─── Collected data ───
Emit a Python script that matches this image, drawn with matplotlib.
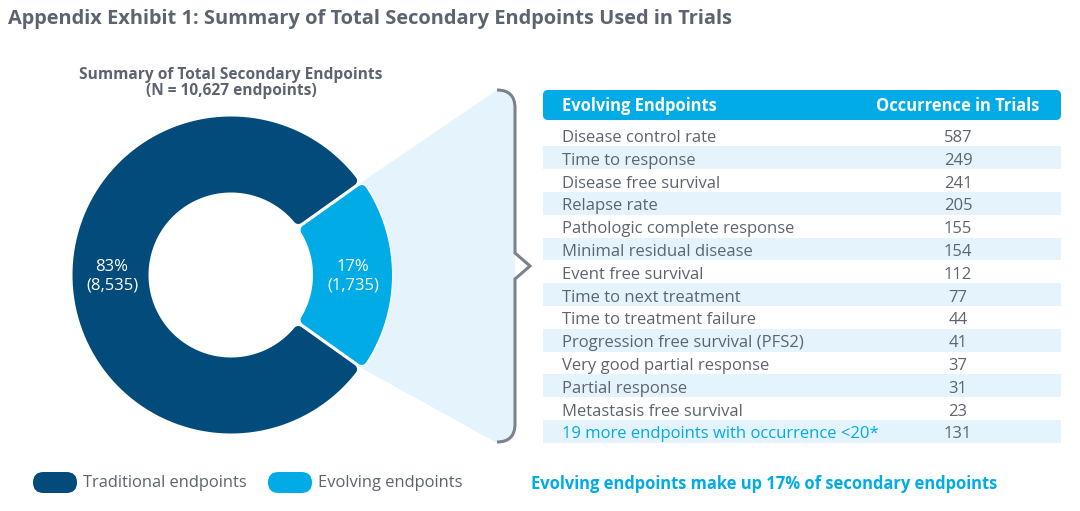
import numpy as np
import matplotlib.pyplot as plt
from matplotlib.patches import Polygon, FancyBboxPatch, PathPatch, Rectangle
from matplotlib.path import Path

plt.rcParams['font.family'] = ['Open Sans', 'DejaVu Sans']

# data
total_endpoints = 10627
segment_names = ['Traditional endpoints', 'Evolving endpoints']
segment_counts = [8535, 1735]
segment_pcts = [83, 17]

endpoint_names = [
    'Disease control rate', 'Time to response', 'Disease free survival',
    'Relapse rate', 'Pathologic complete response', 'Minimal residual disease',
    'Event free survival', 'Time to next treatment', 'Time to treatment failure',
    'Progression free survival (PFS2)', 'Very good partial response',
    'Partial response', 'Metastasis free survival',
    '19 more endpoints with occurrence <20*',
]
endpoint_counts = [587, 249, 241, 205, 155, 154, 112, 77, 44, 41, 37, 31, 23, 131]

DARK = '#024b7b'
CYAN = '#00abe6'
PALE = '#e5f4fc'
GRAY = '#5d6470'
BRACE = '#7a828e'

fig = plt.figure(figsize=(10.8, 5.11), dpi=100)
ax = fig.add_axes([0, 0, 1, 1])
ax.set_xlim(0, 1080)
ax.set_ylim(511, 0)
ax.set_aspect('equal')
ax.axis('off')

PX = 72 / 100  # points per pixel


def ring_segment(cx, cy, r_in, r_out, t1, t2, inset, gap, **kw):
    # annular sector shrunk by `inset`, straight sides pulled in by a constant gap
    ro, ri = r_out - inset, r_in + inset
    s = inset + gap
    pts = []
    for R, a, b in [(ro, t1, t2), (ri, t2, t1)]:
        da = np.degrees(np.arcsin(s / R))
        th = np.linspace(a + da, b - da, 120) if a < b else np.linspace(a - da, b + da, 120)
        pts += [(cx + R * np.cos(np.radians(t)), cy - R * np.sin(np.radians(t))) for t in th]
    return Polygon(pts, closed=True, joinstyle='round', **kw)


cx, cy = 231, 275
half = 180 * (1 - segment_counts[0] / total_endpoints)

# fan behind the evolving segment
fan = [(356, 186), (497, 90), (509, 95), (515, 106), (515, 430), (509, 439),
       (497, 443), (356, 365), (350, 275)]
ax.add_patch(Polygon(fan, closed=True, facecolor=PALE, edgecolor='none', zorder=0))

# donut
inset = 5
dark = ring_segment(cx, cy, 82.5, 158.5, half, 360 - half, inset, 1.6,
                    facecolor=DARK, edgecolor=DARK, linewidth=2 * inset * PX, zorder=2)
ax.add_patch(dark)
light_halo = ring_segment(cx, cy, 82, 161, -half, half, inset, 1.6,
                          facecolor='white', edgecolor='white',
                          linewidth=(2 * inset + 2.5) * PX, zorder=3)
light = ring_segment(cx, cy, 82, 161, -half, half, inset, 1.6,
                     facecolor=CYAN, edgecolor=CYAN, linewidth=2 * inset * PX, zorder=4)
ax.add_patch(light_halo)
ax.add_patch(light)

ax.text(112, 276, f'{segment_pcts[0]}%\n({segment_counts[0]:,})', color='white',
        fontsize=12, ha='center', va='center', linespacing=1.2, zorder=5)
ax.text(353, 276, f'{segment_pcts[1]}%\n({segment_counts[1]:,})', color='white',
        fontsize=12, ha='center', va='center', linespacing=1.2, zorder=5)

ax.text(231, 83, f'Summary of Total Secondary Endpoints\n(N = {total_endpoints:,} endpoints)',
        color=GRAY, fontsize=11.2, fontweight='bold', ha='center', va='center',
        linespacing=0.95)

# brace
verts = [(497, 90), (515, 90), (515, 108), (515, 253), (530, 266), (515, 279),
         (515, 424), (515, 442), (497, 442)]
codes = [Path.MOVETO, Path.CURVE3, Path.CURVE3, Path.LINETO, Path.LINETO,
         Path.LINETO, Path.LINETO, Path.CURVE3, Path.CURVE3]
ax.add_patch(PathPatch(Path(verts, codes), facecolor='none', edgecolor=BRACE,
                       linewidth=2.2, joinstyle='miter', zorder=3))

# table
tx0, tx1 = 543, 1061
ax.add_patch(FancyBboxPatch((tx0, 90), tx1 - tx0, 30,
                            boxstyle='round,pad=0,rounding_size=5',
                            facecolor=CYAN, edgecolor='none'))
ax.text(562, 106, 'Evolving Endpoints', color='white', fontsize=11.9,
        fontweight='bold', ha='left', va='center')
ax.text(958, 106, 'Occurrence in Trials', color='white', fontsize=11.9,
        fontweight='bold', ha='center', va='center')

row_h = 22.8
for i, (name, count) in enumerate(zip(endpoint_names, endpoint_counts)):
    yc = 135 + row_h * i
    if i % 2 == 1:
        ax.add_patch(Rectangle((tx0, yc - row_h / 2), tx1 - tx0, row_h,
                               facecolor=PALE, edgecolor='none', zorder=0))
    name_color = CYAN if i == len(endpoint_names) - 1 else GRAY
    ax.text(562, yc + 7, name, color=name_color, fontsize=12, ha='left', va='baseline')
    ax.text(958, yc + 7, f'{count}', color=GRAY, fontsize=12, ha='center', va='baseline')

# title
ax.text(8, 19, 'Appendix Exhibit 1: Summary of Total Secondary Endpoints Used in Trials',
        color=GRAY, fontsize=14.4, fontweight='bold', ha='left', va='center')

# legend
for x0, name, col in [(33, segment_names[0], DARK), (268, segment_names[1], CYAN)]:
    ax.add_patch(FancyBboxPatch((x0, 472), 44, 21,
                                boxstyle='round,pad=0,rounding_size=10.5',
                                facecolor=col, edgecolor='none'))
    ax.text(x0 + 50, 483, name, color=GRAY, fontsize=11.9, ha='left', va='center')

ax.text(531, 484, f'Evolving endpoints make up {segment_pcts[1]}% of secondary endpoints',
        color=CYAN, fontsize=11.9, fontweight='bold', ha='left', va='center')

fig.savefig('out.png', dpi=100)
───
[Exercise prompt]:
Repeat all of the data above word for word, minus the pictures.

[Full output]:
Emit a Python script that matches this image, drawn with matplotlib.
import numpy as np
import matplotlib.pyplot as plt
from matplotlib.patches import Polygon, FancyBboxPatch, PathPatch, Rectangle
from matplotlib.path import Path

plt.rcParams['font.family'] = ['Open Sans', 'DejaVu Sans']

# data
total_endpoints = 10627
segment_names = ['Traditional endpoints', 'Evolving endpoints']
segment_counts = [8535, 1735]
segment_pcts = [83, 17]

endpoint_names = [
    'Disease control rate', 'Time to response', 'Disease free survival',
    'Relapse rate', 'Pathologic complete response', 'Minimal residual disease',
    'Event free survival', 'Time to next treatment', 'Time to treatment failure',
    'Progression free survival (PFS2)', 'Very good partial response',
    'Partial response', 'Metastasis free survival',
    '19 more endpoints with occurrence <20*',
]
endpoint_counts = [587, 249, 241, 205, 155, 154, 112, 77, 44, 41, 37, 31, 23, 131]

DARK = '#024b7b'
CYAN = '#00abe6'
PALE = '#e5f4fc'
GRAY = '#5d6470'
BRACE = '#7a828e'

fig = plt.figure(figsize=(10.8, 5.11), dpi=100)
ax = fig.add_axes([0, 0, 1, 1])
ax.set_xlim(0, 1080)
ax.set_ylim(511, 0)
ax.set_aspect('equal')
ax.axis('off')

PX = 72 / 100  # points per pixel


def ring_segment(cx, cy, r_in, r_out, t1, t2, inset, gap, **kw):
    # annular sector shrunk by `inset`, straight sides pulled in by a constant gap
    ro, ri = r_out - inset, r_in + inset
    s = inset + gap
    pts = []
    for R, a, b in [(ro, t1, t2), (ri, t2, t1)]:
        da = np.degrees(np.arcsin(s / R))
        th = np.linspace(a + da, b - da, 120) if a < b else np.linspace(a - da, b + da, 120)
        pts += [(cx + R * np.cos(np.radians(t)), cy - R * np.sin(np.radians(t))) for t in th]
    return Polygon(pts, closed=True, joinstyle='round', **kw)


cx, cy = 231, 275
half = 180 * (1 - segment_counts[0] / total_endpoints)

# fan behind the evolving segment
fan = [(356, 186), (497, 90), (509, 95), (515, 106), (515, 430), (509, 439),
       (497, 443), (356, 365), (350, 275)]
ax.add_patch(Polygon(fan, closed=True, facecolor=PALE, edgecolor='none', zorder=0))

# donut
inset = 5
dark = ring_segment(cx, cy, 82.5, 158.5, half, 360 - half, inset, 1.6,
                    facecolor=DARK, edgecolor=DARK, linewidth=2 * inset * PX, zorder=2)
ax.add_patch(dark)
light_halo = ring_segment(cx, cy, 82, 161, -half, half, inset, 1.6,
                          facecolor='white', edgecolor='white',
                          linewidth=(2 * inset + 2.5) * PX, zorder=3)
light = ring_segment(cx, cy, 82, 161, -half, half, inset, 1.6,
                     facecolor=CYAN, edgecolor=CYAN, linewidth=2 * inset * PX, zorder=4)
ax.add_patch(light_halo)
ax.add_patch(light)

ax.text(112, 276, f'{segment_pcts[0]}%\n({segment_counts[0]:,})', color='white',
        fontsize=12, ha='center', va='center', linespacing=1.2, zorder=5)
ax.text(353, 276, f'{segment_pcts[1]}%\n({segment_counts[1]:,})', color='white',
        fontsize=12, ha='center', va='center', linespacing=1.2, zorder=5)

ax.text(231, 83, f'Summary of Total Secondary Endpoints\n(N = {total_endpoints:,} endpoints)',
        color=GRAY, fontsize=11.2, fontweight='bold', ha='center', va='center',
        linespacing=0.95)

# brace
verts = [(497, 90), (515, 90), (515, 108), (515, 253), (530, 266), (515, 279),
         (515, 424), (515, 442), (497, 442)]
codes = [Path.MOVETO, Path.CURVE3, Path.CURVE3, Path.LINETO, Path.LINETO,
         Path.LINETO, Path.LINETO, Path.CURVE3, Path.CURVE3]
ax.add_patch(PathPatch(Path(verts, codes), facecolor='none', edgecolor=BRACE,
                       linewidth=2.2, joinstyle='miter', zorder=3))

# table
tx0, tx1 = 543, 1061
ax.add_patch(FancyBboxPatch((tx0, 90), tx1 - tx0, 30,
                            boxstyle='round,pad=0,rounding_size=5',
                            facecolor=CYAN, edgecolor='none'))
ax.text(562, 106, 'Evolving Endpoints', color='white', fontsize=11.9,
        fontweight='bold', ha='left', va='center')
ax.text(958, 106, 'Occurrence in Trials', color='white', fontsize=11.9,
        fontweight='bold', ha='center', va='center')

row_h = 22.8
for i, (name, count) in enumerate(zip(endpoint_names, endpoint_counts)):
    yc = 135 + row_h * i
    if i % 2 == 1:
        ax.add_patch(Rectangle((tx0, yc - row_h / 2), tx1 - tx0, row_h,
                               facecolor=PALE, edgecolor='none', zorder=0))
    name_color = CYAN if i == len(endpoint_names) - 1 else GRAY
    ax.text(562, yc + 7, name, color=name_color, fontsize=12, ha='left', va='baseline')
    ax.text(958, yc + 7, f'{count}', color=GRAY, fontsize=12, ha='center', va='baseline')

# title
ax.text(8, 19, 'Appendix Exhibit 1: Summary of Total Secondary Endpoints Used in Trials',
        color=GRAY, fontsize=14.4, fontweight='bold', ha='left', va='center')

# legend
for x0, name, col in [(33, segment_names[0], DARK), (268, segment_names[1], CYAN)]:
    ax.add_patch(FancyBboxPatch((x0, 472), 44, 21,
                                boxstyle='round,pad=0,rounding_size=10.5',
                                facecolor=col, edgecolor='none'))
    ax.text(x0 + 50, 483, name, color=GRAY, fontsize=11.9, ha='left', va='center')

ax.text(531, 484, f'Evolving endpoints make up {segment_pcts[1]}% of secondary endpoints',
        color=CYAN, fontsize=11.9, fontweight='bold', ha='left', va='center')

fig.savefig('out.png', dpi=100)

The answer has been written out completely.